The IRS received 100 million calls last year. 1 in 4 got through
Paying taxes can be stressful in the best of times, but 2020 worsened the fear and loathing for millions of Americans. The coronavirus pandemic shuttered local IRS offices where taxpayers can ordinarily seek help, while most people who tried to phone the agency were unable to get someone on the phone.
The IRS received more than 100 million calls last year, but only 1 in 4 callers got through to an IRS employee, according to a recent report from the National Taxpayer Advocate, a part of the agency that represents the public interest in dealing with the agency.
"Put differently, IRS employees did not answer more than 75 million telephone calls from taxpayers seeking help in complying with their tax obligations," Taxpayer Advocate Erin M. Collins wrote in her first annual report to Congress. "The IRS 'answered' 23 million calls by routing them for automated responses, while 39 million taxpayers simply hung up."
Funding and job cuts
The main factor behind the IRS' slack response: the agency's long-standing staffing problems, with the report finding that the IRS had about 20% fewer employees in 2020 than a decade earlier due to cuts in funding. Years of understaffing came to a head last year as the pandemic upended tax season, with the regular April filing deadline delayed because of the crisis.

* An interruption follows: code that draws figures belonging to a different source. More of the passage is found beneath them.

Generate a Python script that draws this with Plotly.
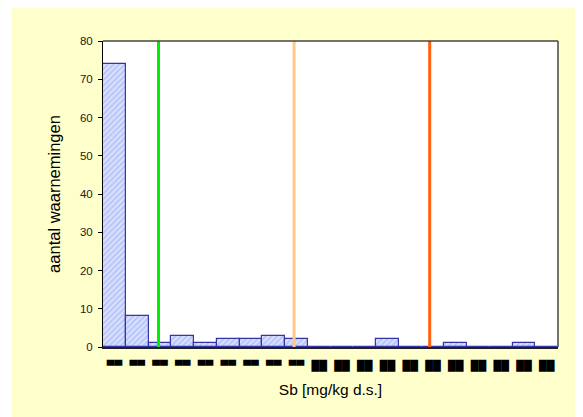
import plotly.graph_objects as go

# bin index positions and counts
bins = list(range(20))
counts = [74, 8, 1, 3, 1, 2, 2, 3, 2, 0, 0, 0, 2, 0, 0, 1, 0, 0, 1, 0]
# tick labels are rendered as filled black boxes in the original
tick_labels = ["▀▀"] * 9 + ["██"] * 11

# threshold lines, in bin-axis units
threshold_x = [1.94, 7.90, 13.86]
threshold_colors = ["#00EE00", "#FFC88A", "#FF6010"]
y_max = 80

W, H = 575, 409
L, R, T, B = 95, 25, 33, 70
plot_w = W - L - R

fig = go.Figure()
fig.add_trace(go.Bar(
    x=bins, y=counts, width=1.0,
    marker=dict(
        color="#DCDCFF",
        line=dict(color="#3535A8", width=1.2),
        pattern=dict(shape="/", fgcolor="#6FA8F0", bgcolor="#DCDCFF", size=4, solidity=0.35),
    ),
    showlegend=False,
))
for tx, col in zip(threshold_x, threshold_colors):
    fig.add_trace(go.Scatter(x=[tx, tx], y=[0, y_max], mode="lines",
                             line=dict(color=col, width=3), showlegend=False,
                             hoverinfo="skip"))

fig.update_layout(
    width=W, height=H,
    paper_bgcolor="#FFFFCC", plot_bgcolor="white",
    margin=dict(l=L, r=R, t=T, b=B),
    font=dict(family="Liberation Sans, Arial, sans-serif", color="black", size=11),
    bargap=0,
)
fig.update_xaxes(
    range=[-0.5, 19.5], tickmode="array", tickvals=bins, ticktext=tick_labels,
    showline=True, linecolor="#222222", linewidth=2, mirror=False,
    ticks="outside", ticklen=8, tickcolor="rgba(0,0,0,0)",
    showgrid=False, zeroline=False,
    tickfont=dict(size=10, color="black", family="DejaVu Sans"),
    title=dict(text="Sb [mg/kg d.s.]", font=dict(size=15.5), standoff=13),
)
fig.update_yaxes(
    range=[0, y_max], dtick=10, ticks="outside", ticklen=4, tickcolor="black",
    ticklabelstandoff=3,
    showline=True, linecolor="black", linewidth=1, mirror=False,
    showgrid=False, zeroline=False,
    tickfont=dict(size=11.5, color="#222222"),
    title=dict(text="aantal waarnemingen", font=dict(size=16.5), standoff=15),
)
# top and right frame of plot area
fig.add_shape(type="line", xref="paper", yref="paper", x0=0, x1=1, y0=1, y1=1,
              line=dict(color="#444444", width=1.5))
fig.add_shape(type="line", xref="paper", yref="paper", x0=1, x1=1, y0=0, y1=1,
              line=dict(color="#444444", width=1.5))
# narrow white strip at the left edge of the page
fig.add_shape(type="rect", xref="paper", yref="paper",
              x0=-L / plot_w, x1=(4 - L) / plot_w, y0=-1, y1=2,
              fillcolor="white", line=dict(width=0), layer="below")

fig.write_html("out.html")
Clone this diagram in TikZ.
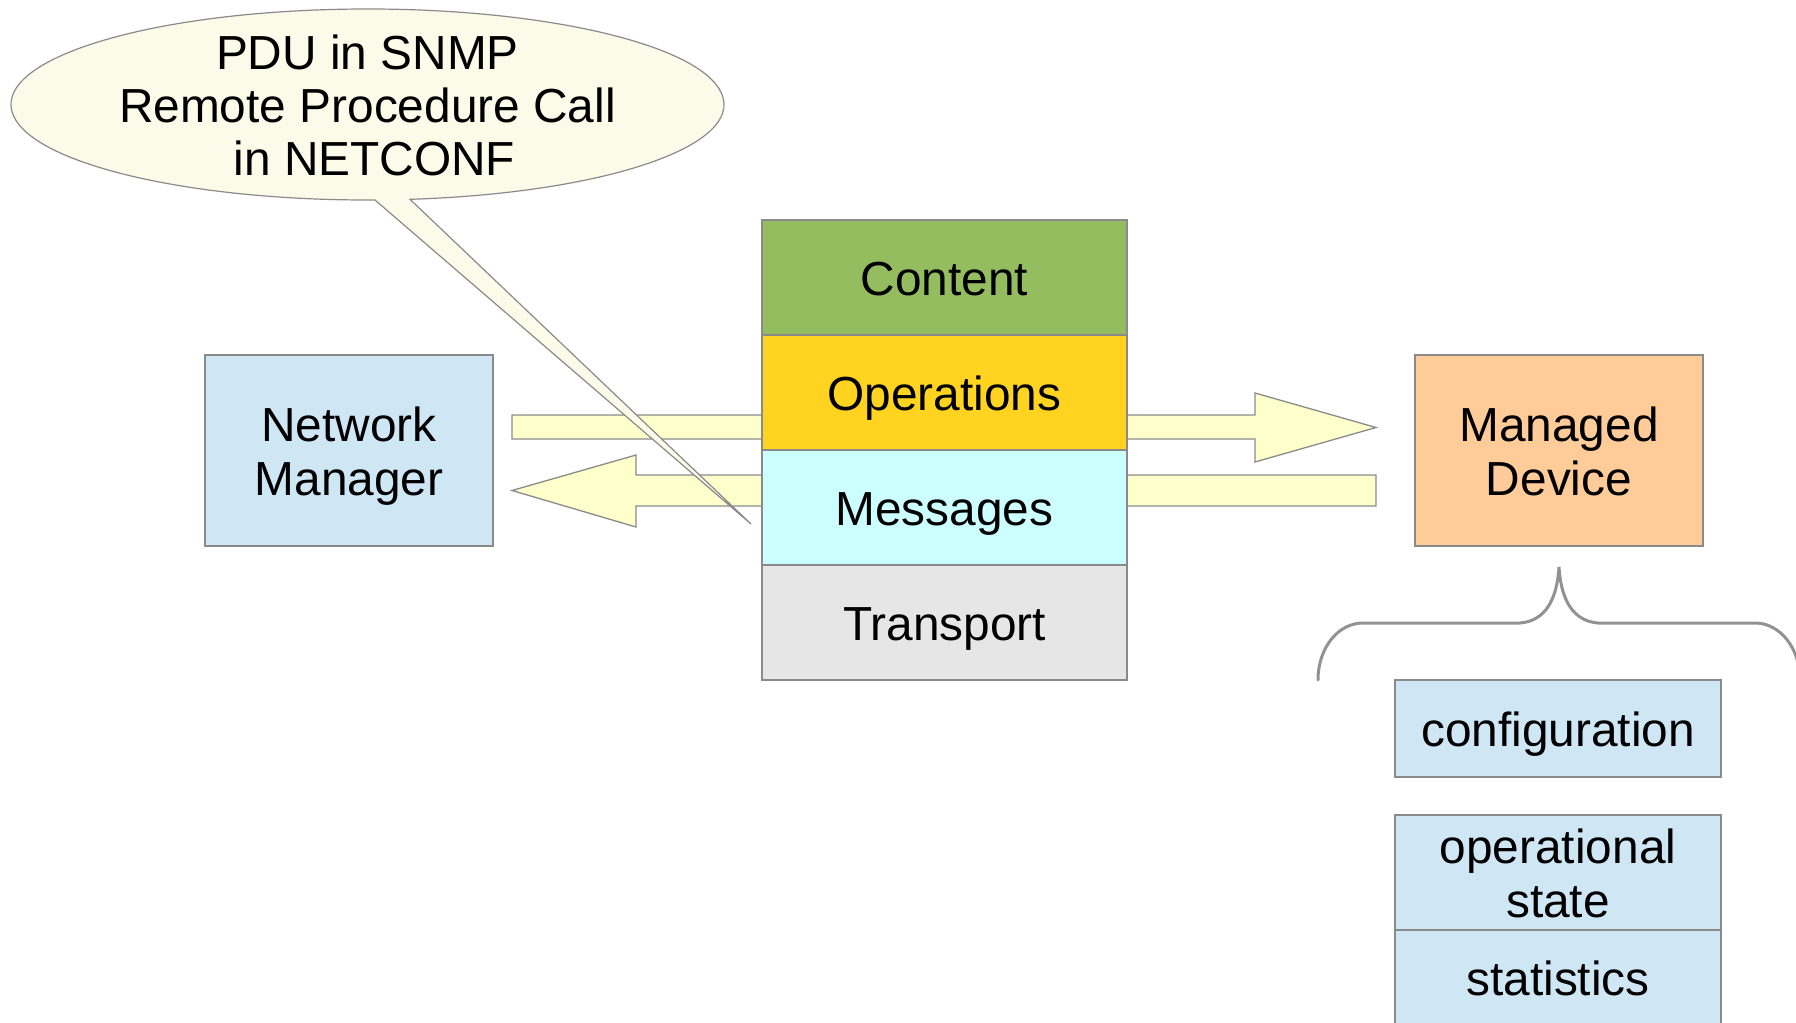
\documentclass[tikz,border=0pt]{standalone}
\usepackage{fontspec}
\setmainfont{Liberation Sans}
\definecolor{nmblue}{HTML}{CFE7F5}
\definecolor{cgreen}{HTML}{93BD5E}
\definecolor{opsyellow}{HTML}{FFD320}
\definecolor{msgcyan}{HTML}{CCFFFF}
\definecolor{transgray}{HTML}{E6E6E6}
\definecolor{devorange}{HTML}{FFCC99}
\definecolor{arrowfill}{HTML}{FFFFCC}
\definecolor{calloutfill}{HTML}{FBFBE9}
\definecolor{edgegray}{HTML}{8A8A8A}
\definecolor{bracegray}{HTML}{929292}
\newcommand\tstrut{\rule[-0.212em]{0pt}{\dimexpr1.117em+1.5pt\relax}}
\newcommand\bstrut{\rule[-0.212em]{0pt}{0pt}}
\tikzset{
  lbl/.style={font=\fontsize{23.9}{26.7}\selectfont, align=center, inner sep=0pt},
  box/.style={draw=edgegray, line width=0.65pt, lbl},
  blockarrow/.style={draw=edgegray, line width=0.65pt, fill=arrowfill, line join=miter},
  calloutshape/.style={draw=edgegray, line width=0.6pt, fill=calloutfill, line join=miter},
  bracestyle/.style={draw=bracegray, line width=1.5pt, line cap=round}
}
\begin{document}
\begin{tikzpicture}[x=0.5pt,y=-0.5pt]
\useasboundingbox (0,0) rectangle (1796,1023);
% block arrows
\coordinate (rs) at (512,415);
\coordinate (rtip) at (1376,427.5);
\coordinate (ls) at (1376,475);
\coordinate (ltip) at (512,490.5);
\draw[blockarrow] (rs) -- (1255,415) -- (1255,393) -- (rtip) -- (1255,462) -- (1255,439) -- (512,439) -- cycle;
\draw[blockarrow] (ls) -- (636,475) -- (636,455) -- (ltip) -- (636,527) -- (636,506) -- (1376,506) -- cycle;
% callout
\coordinate (cc) at (367.5,104.5);
\coordinate (ctip) at (751,524);
\draw[calloutshape] (cc) ++(83.15:356.5 and 95.5) arc[start angle=83.15, end angle=-271.2, x radius=356.5, y radius=95.5] -- (ctip) -- cycle;
\node[lbl] (ctext) at (cc) {\tstrut PDU in SNMP\\Remote Procedure Call\\\hspace*{7pt}in NETCONF\bstrut};
% protocol stack
\node[box, fill=cgreen, minimum width=182.5pt, minimum height=57.5pt] (content) at (944.5,277.5) {\tstrut Content};
\node[box, fill=opsyellow, minimum width=182.5pt, minimum height=57.5pt] (ops) at (944.5,392.5) {\tstrut Operations};
\node[box, fill=msgcyan, minimum width=182.5pt, minimum height=57.5pt] (msgs) at (944.5,507.5) {\tstrut Messages};
\node[box, fill=transgray, minimum width=182.5pt, minimum height=57.5pt] (trans) at (944.5,622.5) {\tstrut Transport};
% end points
\node[box, fill=nmblue, minimum width=144pt, minimum height=95.5pt] (nm) at (349,450.5) {\tstrut Network\\Manager\bstrut};
\node[box, fill=devorange, minimum width=144pt, minimum height=95.5pt] (md) at (1559,450.5) {\tstrut Managed\\Device\bstrut};
% brace
\coordinate (btip) at (1559,567);
\draw[bracestyle] (1318,680) .. controls (1318,648) and (1338,623) .. (1363,623) -- (1520,623) .. controls (1545,621) and (1557,600) .. (btip) .. controls (1561,600) and (1573,621) .. (1598,623) -- (1755,623) .. controls (1780,623) and (1800,648) .. (1800,680);
% data stores
\node[box, fill=nmblue, minimum width=163pt, minimum height=48.5pt] (config) at (1558,728.5) {\tstrut configuration};
\node[box, fill=nmblue, minimum width=163pt, minimum height=57.5pt] (opstate) at (1558,872.5) {\tstrut operational\\state\bstrut};
\node[box, fill=nmblue, minimum width=163pt, minimum height=47.5pt] (stats) at (1558,977.5) {\tstrut statistics};
\end{tikzpicture}
\end{document}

Consumers also had plenty of questions about their stimulus checks, the federal coronavirus relief payments, that went unanswered. For the week of April 18 alone, 600,000 calls were placed to the IRS that went unanswered, the report found.
"The IRS needs more resources to hire employees and more resources to modernize its information technology," Collins wrote.
Although phone lines were reopened by late June, taxpayers still faced long wait times to reach an IRS representative, the Taxpayer Advocate found. "Improved customer service is not an option; it is a requirement. Americans deserve best in class service and top-quality tax administration," the report said.
Millions 2020 tax returns still unprocessed
Millions of taxpayers also experienced delays in receiving tax refunds, according to the report. Last year's problems were due partly to the pandemic, with the agency unable to process about 16 million paper tax returns in a timely fashion due to office closures.
"Paper tax returns and correspondence from taxpayers sat unopened in trailers for months, many taxpayers did not receive timely refunds [and] taxpayers could not get through to the IRS by phone," Collins noted.
These problems are ongoing, with the Taxpayer Advocate noting that more than 7 million individual returns remained unprocessed at the end of 2020. The IRS is urging consumers to file their 2020 tax returns electronically this year to ensure faster processing.
Even so, it's likely these problems will continue into 2021, Collins predicted. "The challenges created by the COVID-19 pandemic will continue through the 2021 filing season and possibly for months longer, affecting both the IRS and taxpayers," she wrote.
Audits of tax returns, which have fallen sharply in recent years, also declined due to the pandemic. Taxpayers are half as likely to be audited by the IRS as they were a decade ago, researchers have found.